It's been 20 years in the making for one British brand but even longer for British watchmaking as a whole: The announcement that Bremont has made its first credibly "made-in-England" watch movement is big news in several ways. It's a milestone not just for the company and for the country — which was historically the proud center of watchmaking before Switzerland — but also for the watch industry at large where many others dream of bringing watchmaking (back) to their home countries. Gear Patrol joined Bremont in London for the launch of the movements featured in the new Longitude limited-edition collection and to see the watches first-hand.
The new Longitude LE Collection comprises 40mm watches in three variants with a relatively classical look. Right out of the gate, these new automatic movements are equipped with a silicon escapement and offer more than basic time telling with a couple complications: a power reserve indicator (65 hours) and a digital date display (meaning each digit is displayed via its own wheel beneath the dial rather than a single disc showing 1-31). As is the case with any Bremont watch, their impressive build quality is easily appreciated in person.
Turn them over, and you can see the interesting and nicely finished architecture of the Bremont ENG300 movement (ENG376, in this configuration), as it's called, through the display case back.
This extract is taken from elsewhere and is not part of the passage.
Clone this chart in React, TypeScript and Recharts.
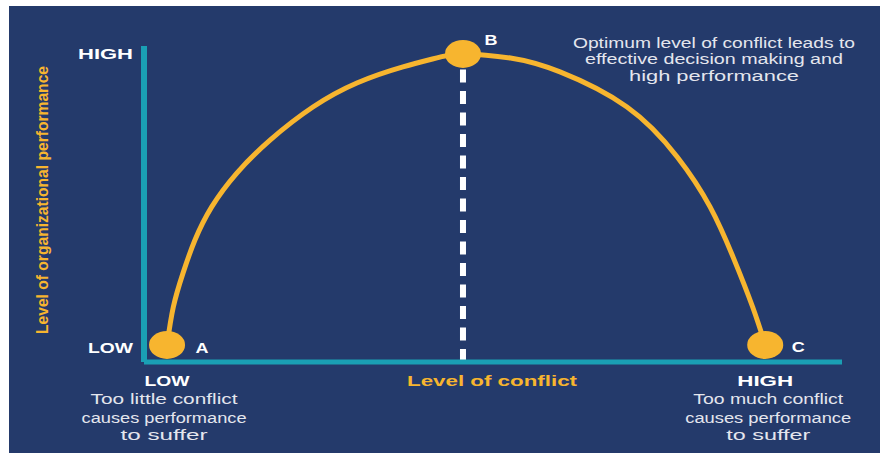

The collection that debuts these impressive movements represents the culmination of the brand's mission since its outset, but they also mark a new beginning: Whether the prices or styling of this particular collection is to your tastes, the real news is that the movement is designed to be produced at scale as well as adaptable to accommodate everything from simple three-hand time telling to a range of complications — and you'll gradually see them powering new and established collections alike without a big price increase from those that currently use sourced movements.
Why is it such an achievement for a company to make its own movement? Watch movements are complicated and incorporate hundreds of tiny, precise parts that require specialized skills and the capacity to manufacture. While many watch brands are proud to display a "Swiss Made" label (even if they're not based in Switzerland), many more dream of making a watch that's genuinely and completely Made in USA or Made in France, for example, and serially produced — but few countries outside of Switzerland, Japan, China and Germany have the resources to produce mechanical watch movements and their myriad intricate components domestically. The mere fact that others haven't yet done it and that it took Bremont nearly 20 years to reach this point speaks to just what a challenge it is.
Bremont has said from the very beginning that their intention was to bring industrial-level watchmaking back to the UK, and now they've finally done it. It was always a lofty ambition to resurrect the past glory of English watchmaking that included, most notably, John Harrison's marine chronometer, which finally allowed navigators to determine longitude at sea and revolutionize trade, exploration, colonization and the expansion of the British empire.
The Royal Observatory in Greenwich, London, became the longitudinal line (prime meridian) which marked the standard (Greenwich Mean Time) against which other time zones were set. To drive home the connection and make this launch and limited edition collection a little more special, Bremont partnered with the Royal Observatory, going so far as to melt down brass that marks the exact meridian line and incorporate it into the watches' case backs. The dials feature a red line as a nod to the connection and the red, circular power reserve indicator refers to the ball on top of the observatory that drops on the hour and to which sailors would set their watches.
The limited edition watches come in three variations of steel (150 examples), rose gold (75 examples) and white gold (75 examples), each with a different dial execution. Expect that future Bremont watches featuring the movements (in other configurations) will be more affordable, but those who want a piece of Bremont history will pay from $16,995 for the steel to $24,995 for white gold versions.